WRITTEN REQUEST: Reproduce the material below line by line, beginning with its first line and ending with the line that contains "import seaborn as sns"; leave out pictures.
====== INFORMATION PROVIDED ======
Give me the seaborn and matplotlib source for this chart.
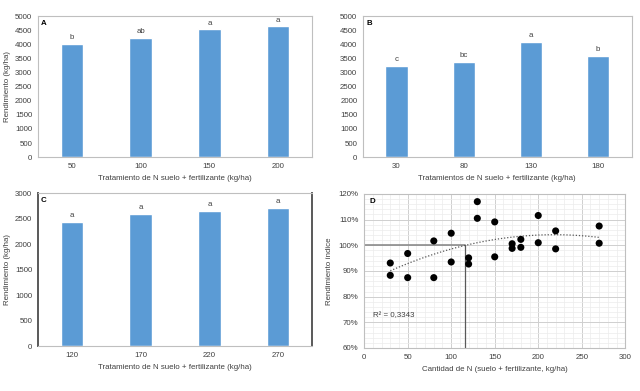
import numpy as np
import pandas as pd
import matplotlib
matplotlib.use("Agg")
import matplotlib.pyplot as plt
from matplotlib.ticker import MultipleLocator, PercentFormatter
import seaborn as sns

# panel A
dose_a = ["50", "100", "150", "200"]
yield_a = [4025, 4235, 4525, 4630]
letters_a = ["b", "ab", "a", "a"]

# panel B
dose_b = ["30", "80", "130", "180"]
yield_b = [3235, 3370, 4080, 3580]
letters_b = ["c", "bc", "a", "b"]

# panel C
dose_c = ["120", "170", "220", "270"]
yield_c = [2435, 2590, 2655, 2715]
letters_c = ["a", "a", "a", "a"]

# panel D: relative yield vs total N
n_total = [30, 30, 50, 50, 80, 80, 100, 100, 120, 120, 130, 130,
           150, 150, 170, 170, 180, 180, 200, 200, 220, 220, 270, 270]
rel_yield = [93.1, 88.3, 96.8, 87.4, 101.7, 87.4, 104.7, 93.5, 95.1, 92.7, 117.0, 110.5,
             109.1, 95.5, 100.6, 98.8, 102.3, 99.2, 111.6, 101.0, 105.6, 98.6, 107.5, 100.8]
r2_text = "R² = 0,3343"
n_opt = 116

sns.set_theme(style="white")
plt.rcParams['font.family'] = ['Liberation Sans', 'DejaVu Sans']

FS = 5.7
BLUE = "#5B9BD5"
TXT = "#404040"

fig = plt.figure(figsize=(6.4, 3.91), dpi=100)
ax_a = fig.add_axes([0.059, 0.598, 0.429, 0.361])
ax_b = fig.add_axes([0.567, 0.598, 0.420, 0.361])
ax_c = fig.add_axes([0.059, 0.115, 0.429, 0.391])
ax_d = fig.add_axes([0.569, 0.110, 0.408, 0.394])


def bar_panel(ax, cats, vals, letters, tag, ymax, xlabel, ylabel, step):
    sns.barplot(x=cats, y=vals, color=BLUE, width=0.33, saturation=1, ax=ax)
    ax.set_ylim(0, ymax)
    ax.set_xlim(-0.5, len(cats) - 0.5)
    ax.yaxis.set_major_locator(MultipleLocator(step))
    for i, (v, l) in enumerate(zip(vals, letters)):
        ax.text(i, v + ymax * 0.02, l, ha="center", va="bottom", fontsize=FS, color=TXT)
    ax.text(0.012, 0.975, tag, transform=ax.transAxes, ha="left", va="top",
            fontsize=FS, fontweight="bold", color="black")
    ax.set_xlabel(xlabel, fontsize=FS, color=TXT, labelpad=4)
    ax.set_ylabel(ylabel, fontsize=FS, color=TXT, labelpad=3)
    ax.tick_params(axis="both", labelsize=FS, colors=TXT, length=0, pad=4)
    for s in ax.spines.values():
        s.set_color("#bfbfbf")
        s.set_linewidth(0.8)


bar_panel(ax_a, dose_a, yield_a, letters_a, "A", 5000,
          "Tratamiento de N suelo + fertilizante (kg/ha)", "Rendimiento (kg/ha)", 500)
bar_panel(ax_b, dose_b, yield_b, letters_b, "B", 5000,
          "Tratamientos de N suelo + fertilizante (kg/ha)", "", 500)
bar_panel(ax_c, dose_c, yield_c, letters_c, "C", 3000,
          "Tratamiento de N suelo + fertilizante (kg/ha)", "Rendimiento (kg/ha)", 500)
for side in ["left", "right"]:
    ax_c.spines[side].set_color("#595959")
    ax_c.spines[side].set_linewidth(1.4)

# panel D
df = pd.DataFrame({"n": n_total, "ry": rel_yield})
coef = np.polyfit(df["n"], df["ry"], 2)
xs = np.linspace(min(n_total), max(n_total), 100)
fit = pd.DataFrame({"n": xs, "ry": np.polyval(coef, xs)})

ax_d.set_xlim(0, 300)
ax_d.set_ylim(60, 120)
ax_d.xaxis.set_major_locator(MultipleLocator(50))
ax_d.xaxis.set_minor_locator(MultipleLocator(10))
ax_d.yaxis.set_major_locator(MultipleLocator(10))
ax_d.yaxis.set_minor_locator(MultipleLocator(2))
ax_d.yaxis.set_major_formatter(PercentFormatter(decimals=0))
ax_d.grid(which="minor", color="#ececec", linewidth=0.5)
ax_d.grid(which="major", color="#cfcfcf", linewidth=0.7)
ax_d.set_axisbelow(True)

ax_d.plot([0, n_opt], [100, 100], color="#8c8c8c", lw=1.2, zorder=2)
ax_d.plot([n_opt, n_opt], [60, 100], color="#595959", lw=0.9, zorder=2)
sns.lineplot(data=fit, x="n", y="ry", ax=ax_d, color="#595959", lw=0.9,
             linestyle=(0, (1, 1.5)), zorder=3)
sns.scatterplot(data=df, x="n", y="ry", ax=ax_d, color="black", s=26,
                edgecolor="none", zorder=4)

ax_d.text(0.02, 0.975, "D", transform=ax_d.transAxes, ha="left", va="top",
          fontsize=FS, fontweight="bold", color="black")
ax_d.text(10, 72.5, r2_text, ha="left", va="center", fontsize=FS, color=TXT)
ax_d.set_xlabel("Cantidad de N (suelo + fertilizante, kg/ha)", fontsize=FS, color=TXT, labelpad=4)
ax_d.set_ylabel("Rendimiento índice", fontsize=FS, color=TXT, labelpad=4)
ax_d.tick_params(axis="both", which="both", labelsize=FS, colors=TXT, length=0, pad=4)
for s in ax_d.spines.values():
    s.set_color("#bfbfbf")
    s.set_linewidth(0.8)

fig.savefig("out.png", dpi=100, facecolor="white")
======
CORRECT ANSWER:
Give me the seaborn and matplotlib source for this chart.
import numpy as np
import pandas as pd
import matplotlib
matplotlib.use("Agg")
import matplotlib.pyplot as plt
from matplotlib.ticker import MultipleLocator, PercentFormatter
import seaborn as sns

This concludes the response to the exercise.